The House of Commons Transport Committee’s latest report states that unsafe vehicles, often foreign-registered lorries, cost lives, and that VOSA must have access to ports, to deter dangerous vehicles from entering the country.

The Committee is also lobbying for VOSA to be given IT systems and better information-sharing arrangements with other agencies such as HM Revenue and Customs.

Committee chairman Louise Ellman said: “Britain has some of the safest roads in Europe but more must be done to ensure compliance with our safety standards for lorries, buses and coaches. VOSA is recognised as a model of best practice and a leader within Europe but it lacks sufficient access to our ports to inspect vehicles and drivers effectively.

“The work of VOSA is also hampered by some of the data sharing regulations.

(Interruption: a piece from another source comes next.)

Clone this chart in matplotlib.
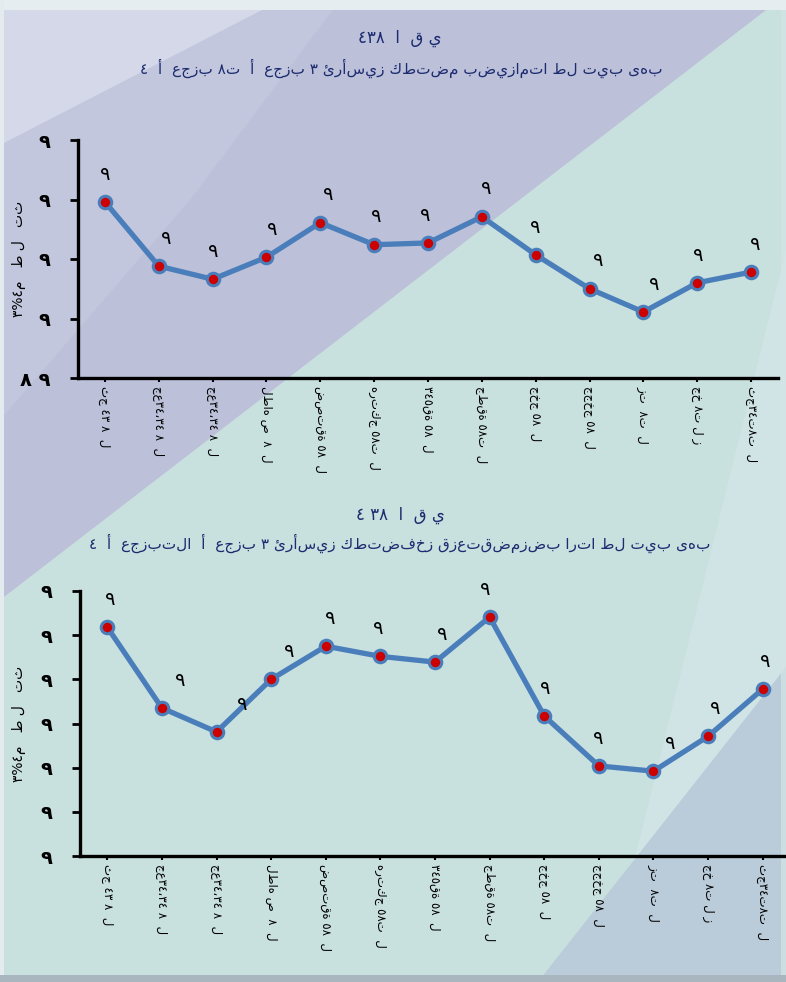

It is clear that with many unsafe foreign registered lorries and drivers entering the UK, it is crucial that VOSA can share information with colleagues in other European countries to bring cowboy operators to book.

“Better arrangements are needed so that the tracking methods used so effectively to nail non-compliant British vehicles can be employed to target foreign registered lorries and coaches also.”

The Committee also warns against privatising the entire network of safety testing centres for lorries, on the basis that this could “significantly reduce access to testing, particularly in remote areas of the country.”

The Freight Transport Association has backed the Committee’s report, saying it reckons the image of logistics is being damaged by truck drivers who flout UK road safety rules.
FTA’s Jo Tanner said: “Seeing obviously unsafe overseas trucks being driven erratically by over-tired drivers is enough to give the logistics sector a bad name, despite the fact that the UK fleet is recognised as the safest in Europe. This does the 2.3 million people that work in the logistics sector a great disservice.
“The safety of our roads has to be the number one priority and our continuing concern is that safety standards are being ridden rough-shod over by rogue operators from overseas. While UK operators by and large operate what is considered to be the gold standard in terms of compliance with safety regulations, operators coming across from the continent, particularly those from Eastern Europe, often fall well short.”